In the second of three estimates for the period, the Commerce Department reported that real economic growth in the U.S. during the first quarter was revised downward, from an annual rate of 2.2% to 1.9%, primarily due to lowered estimates for private inventory investment and higher imports. This is down from a 3.0% growth rate during the fourth quarter of last year.
In a separate report from the Labor Department, weekly jobless claims rose to their highest level in five weeks, up from an upwardly revised 373,000 to 383,000 for the week ending March 26. Along with a disappointing tally of 133,000 private sector jobs from ADP, the stage is now set for Friday’s monthly labor report and the Institute for Supply Management’s national manufacturing index.
Returning to the GDP report, the downward revision was mostly in line with analysts' estimates as lower inventory building, a bigger trade gap, and less government spending were expected. However, consumer spending was also revised lower. The percentage contributions to the change in GDP are shown below and, as usual, American consumers have been doing their share of the heavy lifting in recent months -- that is, ever since the debt ceiling debate ended last summer.

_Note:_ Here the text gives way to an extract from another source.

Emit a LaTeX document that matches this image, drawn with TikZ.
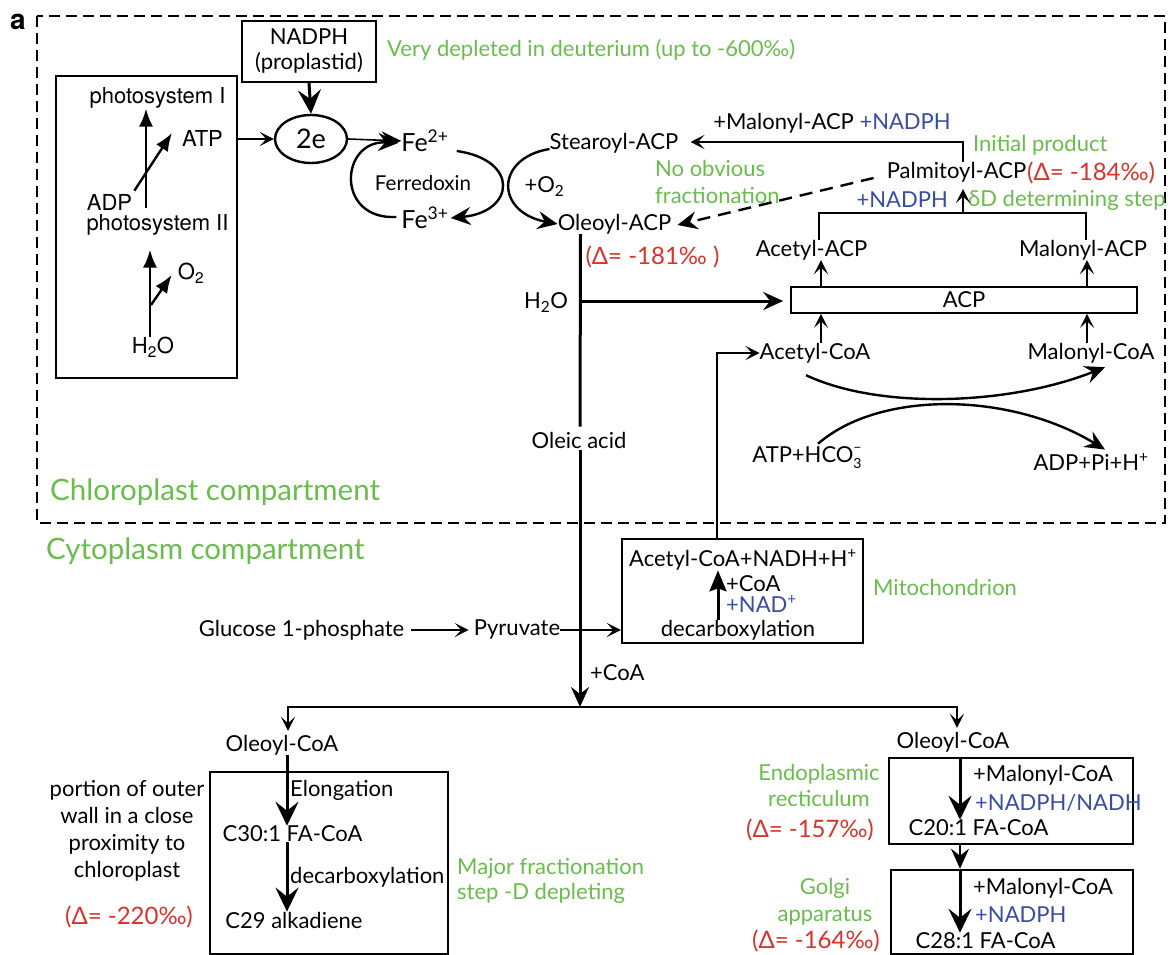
\documentclass[tikz,border=0pt]{standalone}
\usepackage{fontspec}
\setmainfont{Lato}
\newfontfamily\helv{TeX Gyre Heros}
\usetikzlibrary{arrows.meta,shapes.geometric}
\definecolor{cgreen}{RGB}{106,189,76}
\definecolor{cred}{RGB}{214,52,44}
\definecolor{cblue}{RGB}{55,75,168}
\newcommand{\fsz}[2]{\fontsize{#1}{#2}\selectfont}
\tikzset{
  bgtip/.tip={Stealth[length=24pt,width=23pt,inset=9pt]},
  mdtip/.tip={Stealth[length=20pt,width=18pt,inset=7pt]},
  smtip/.tip={Stealth[length=14pt,width=14pt,inset=6.5pt]},
  pstip/.tip={Latex[length=18pt,width=14pt]},
  txt/.style={inner sep=0pt, font=\fsz{22}{26}},
  gtxt/.style={txt, text=cgreen},
  rtxt/.style={inner sep=0pt, font=\fsz{24}{28}, text=cred},
  btxt/.style={txt, text=cblue},
  pstxt/.style={inner sep=0pt, font=\helv\fsz{22}{26}},
  thk/.style={line width=3pt},
  mid/.style={line width=2.4pt},
  thn/.style={line width=1.6pt},
  boxthin/.style={draw, line width=1.6pt, inner sep=0pt},
  boxthick/.style={draw, line width=2.6pt, inner sep=0pt},
}
\begin{document}
\begin{tikzpicture}[x=1pt,y=-1pt]
\useasboundingbox (0,0) rectangle (1168,955);
\fill[white] (0,0) rectangle (1168,955);

% panel letter and compartments
\node[inner sep=0pt, font=\helv\bfseries\fsz{28}{30}] (lbla) at (18,22) {a};
\draw[line width=2.2pt, dash pattern=on 11pt off 6pt] (37,16) rectangle (1165,523);
\node[gtxt, font=\fsz{29.5}{32}, anchor=west] (chl) at (50,492) {Chloroplast compartment};
\node[gtxt, font=\fsz{29.5}{32}, anchor=west] (cyt) at (46,551) {Cytoplasm compartment};

% NADPH box
\node[boxthin, txt, minimum width=134, minimum height=61, align=center, font=\fsz{22}{25}] (nadph) at (309,51.5) {NADPH\\(proplastid)};
\node[gtxt, anchor=west] (vdep) at (387,50) {Very depleted in deuterium (up to -600‰)};

% photosystem box
\node[draw, line width=2pt, minimum width=181, minimum height=302, inner sep=0pt] (psbox) at (146.5,227) {};
\node[pstxt] (ps1) at (157.5,98) {photosystem I};
\node[pstxt] (atp) at (202.5,138) {ATP};
\node[pstxt] (adp) at (109.5,202) {ADP};
\node[pstxt] (ps2) at (157.5,225) {photosystem II};
\node[pstxt] (h2oa) at (153,347) {H\textsubscript{2}O};
\node[pstxt] (o2) at (191,273) {O\textsubscript{2}};
\coordinate (ps2top) at (146,208);
\coordinate (o2base) at (151,305);
\draw[mid, -pstip] (ps2top) -- (ps1.south -| ps2top);
\draw[mid, -pstip] ([shift={(2,-3)}]adp.north east) -- ([shift={(-10,-5)}]atp.west);
\draw[mid, -pstip, shorten >=14pt] (h2oa.north -| 150,0) -- (ps2.south -| 150,0);
\draw[mid, -pstip] (o2base) -- ([shift={(-6,2)}]o2.west);

% 2e and ferredoxin
\node[draw, ellipse, line width=2.4pt, minimum width=72, minimum height=48, inner sep=0pt, font=\fsz{27}{30}] (e2) at (311,139) {2e};
\draw[thn, -smtip] (psbox.east |- e2.west) -- (e2.west);
\draw[thk, -bgtip] (nadph.south) -- (e2.north);
\node[inner sep=0pt, font=\fsz{25}{28}] (fe2) at (425,141) {Fe\textsuperscript{2+}};
\node[inner sep=0pt, font=\fsz{25}{28}] (fe3) at (425,218) {Fe\textsuperscript{3+}};
\node[txt, font=\fsz{20.5}{24}] (ferr) at (423,183) {Ferredoxin};
\draw[thn, -mdtip] (e2.east) -- (fe2.west);
\draw[mid, -mdtip] ([shift={(-5,-1)}]fe3.west) .. controls (335,220) and (340,140) .. ([shift={(-3,2)}]fe2.west);
\draw[mid, -mdtip] ([shift={(8,10)}]fe2.east) .. controls (520,160) and (515,212) .. ([shift={(2,0)}]fe3.east);

% stearoyl / oleoyl
\node[txt] (stear) at (614,143) {Stearoyl-ACP};
\node[txt] (oleo) at (614.5,224) {Oleoyl-ACP};
\node[txt] (o2b) at (544.5,187) {+O\textsubscript{2}};
\node[rtxt] (d181) at (652.5,257) {(Δ= -181‰ )};
\draw[mid, -mdtip] ([shift={(0,6)}]stear.west) .. controls (495,158) and (495,212) .. (oleo.west);

% palmitoyl region
\node[txt] (palm) at (956.5,172) {Palmitoyl-ACP};
\node[rtxt, anchor=west] (d184) at (1027,173) {(Δ= -184‰)};
\node[gtxt, anchor=west] (initp) at (973,145) {Initial product};
\node[txt] (mal1) at (832,123) {+Malonyl-ACP \textcolor{cblue}{+NADPH}};
\coordinate (ptop) at (963,162);
\draw[thn, -smtip] (ptop) |- ([shift={(12,-1)}]stear.east);
\node[gtxt, align=left, anchor=west, font=\fsz{22}{27}] (noobv) at (655,182) {No obvious\\fractionation};
\draw[mid, dash pattern=on 13pt off 8pt, -mdtip] ([shift={(-13,6)}]palm.west) -- ([shift={(6,1)}]oleo.east);
\node[btxt, anchor=east] (nadph2) at (948,200) {+NADPH};
\node[gtxt, anchor=west] (ddet) at (968,200) {δD determining step};
\coordinate (jn) at (963,213);
\draw[thn, -smtip] (jn) -- (963,189);
\node[txt] (aacp) at (811.5,250) {Acetyl-ACP};
\node[txt] (macp) at (1083,250) {Malonyl-ACP};
\draw[thn] ([shift={(7.5,0)}]aacp.north) |- (jn) -| ([shift={(3,0)}]macp.north);

% ACP box
\node[boxthin, txt, minimum width=346, minimum height=26] (acp) at (964,300) {ACP};
\draw[thn, -smtip] (acp.north -| 821,0) -- (aacp.south -| 821,0);
\draw[thn, -smtip] (acp.north -| 1087,0) -- (macp.south -| 1087,0);
\node[txt] (acoa) at (815,353) {Acetyl-CoA};
\node[txt] (mcoa) at (1091,353) {Malonyl-CoA};
\draw[thn, -smtip] (acoa.north -| 821,0) -- (acp.south -| 821,0);
\draw[thn, -smtip] (mcoa.north -| 1087,0) -- (acp.south -| 1087,0);

% H2O and main vertical
\node[txt] (h2ob) at (546,303) {H\textsubscript{2}O};
\coordinate (h2oj) at (582,301);
\draw[thk, -mdtip, shorten >=7pt] (h2oj) -- (h2oj -| acp.west);
\node[txt] (oleic) at (579,440) {Oleic acid};
\coordinate (split) at (580,707);
\draw[thk, shorten >=5pt] ([shift={(-34,0)}]oleo.south) -- (oleic.north -| split);
\draw[thk, -mdtip, shorten <=2pt] (oleic.south -| split) -- (split);
\node[txt, anchor=west] (coa) at (590,673) {+CoA};

% carboxylation curves
\node[txt] (atphco) at (807,458) {ATP+HCO\raisebox{-6pt}{\makebox[0pt][l]{\fsz{14}{14}3}}\raisebox{10pt}{\fsz{14}{14}−}};
\node[txt] (adppi) at (1091,462) {ADP+Pi+H\textsuperscript{+}};
\draw[mid, -mdtip] ([shift={(-9,12)}]acoa.south) .. controls (880,410) and (1010,405) .. ([shift={(14,4)}]mcoa.south);
\draw[mid, -mdtip] ([shift={(11,-3)}]atphco.north) .. controls (880,390) and (1010,392) .. ([shift={(14,-4)}]adppi.north);

% mitochondrion
\node[draw, line width=2.4pt, minimum width=241, minimum height=104, inner sep=0pt] (mito) at (742.5,591) {};
\node[txt] (acnadh) at (743,560) {Acetyl-CoA+NADH+H\textsuperscript{+}};
\node[txt] (decarb1) at (738,630) {decarboxylation};
\draw[thk, -{Stealth[length=21pt,width=17pt,inset=3pt]}] (decarb1.north -| 718,0) -- (acnadh.south -| 718,0);
\node[txt, anchor=west] (pcoa) at (726,584) {+CoA};
\node[btxt, anchor=west] (pnad) at (726,604) {+NAD\textsuperscript{+}};
\node[gtxt, anchor=west] (mitol) at (873,587) {Mitochondrion};
\draw[thn, -smtip] (mito.north -| 717,0) |- (acoa.west);

% glucose / pyruvate
\node[txt] (gluc) at (301.5,630) {Glucose 1-phosphate};
\node[txt] (pyr) at (517,630) {Pyruvate};
\draw[thn, -smtip, shorten <=7pt, shorten >=5pt] (gluc.east) -- (pyr.west);
\draw[thn, -smtip] (pyr.east) -- (pyr.east -| mito.west);

% split to two branches
\node[txt] (olcoaL) at (282,745) {Oleoyl-CoA};
\node[txt] (olcoaR) at (953,742) {Oleoyl-CoA};
\draw[mid, -smtip, shorten >=4pt] (split) -| ([shift={(6,0)}]olcoaL.north);
\draw[mid, -smtip, shorten >=4pt] (split) -| ([shift={(4,0)}]olcoaR.north);

% left box
\node[draw, line width=2.4pt, minimum width=238, minimum height=182, inner sep=0pt] (lbox) at (329,863) {};
\node[txt, anchor=west] (elong) at (290,790) {Elongation};
\node[txt] (c30) at (292.5,834) {C30:1 FA-CoA};
\node[txt, anchor=west] (decarb2) at (290,877) {decarboxylation};
\node[txt] (c29) at (294,920) {C29 alkadiene};
\draw[thk, -bgtip] (olcoaL.south -| 287,0) -- (c30.north -| 287,0);
\draw[thk, -bgtip] (c30.south -| 287,0) -- (c29.north -| 287,0);
\node[txt, align=center, font=\fsz{22}{27}] (portion) at (127,831) {portion of outer\\wall in a close\\proximity to\\chloroplast};
\node[rtxt] (d220) at (129,917) {(Δ= -220‰)};
\node[gtxt, align=left, anchor=west, font=\fsz{22}{25}] (major) at (457,880.5) {Major fractionation\\step -D depleting};

% right boxes
\node[boxthick, minimum width=244, minimum height=86] (erbox) at (1011,801) {};
\node[txt, anchor=west] (pmal1) at (973,775) {+Malonyl-CoA};
\node[btxt, anchor=west] (pnn) at (975,803) {+NADPH/NADH};
\node[txt] (c20) at (978.5,828) {C20:1 FA-CoA};
\draw[thk, -bgtip] (erbox.north -| 960,0) -- (c20.north -| 960,0);
\node[boxthick, minimum width=242, minimum height=84] (gbox) at (1012,912) {};
\draw[thn, -mdtip] (erbox.south -| 960,0) -- (gbox.north -| 960,0);
\node[txt, anchor=west] (pmal2) at (973,888) {+Malonyl-CoA};
\node[btxt, anchor=west] (pnadph3) at (975,915) {+NADPH};
\node[txt] (c28) at (985.5,941) {C28:1 FA-CoA};
\draw[thk, -bgtip] (gbox.north -| 960,0) -- (c28.north -| 960,0);
\node[gtxt, align=center, font=\fsz{22}{26}] (er) at (819,785) {Endoplasmic\\recticulum};
\node[rtxt] (d157) at (810,830) {(Δ= -157‰)};
\node[gtxt, align=center, font=\fsz{22}{27}] (golgi) at (825,902) {Golgi\\apparatus};
\node[rtxt] (d164) at (816,941) {(Δ= -164‰)};
\end{tikzpicture}
\end{document}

Consumer spending during the January to March period was revised downward from a gain of 2.9% to 2.7%. However, driven by a 14.3% surge in purchases of durable goods, this group still accounted for all of the overall GDP gains with a contribution of 1.9 percentage points.
Economists expect GDP growth to improve in the second quarter to just over 2% in what may prove to be an overly optimistic assessment of the U.S. economy’s prospects, given recent developments in Europe and a stream of disappointing U.S. economic reports in recent months.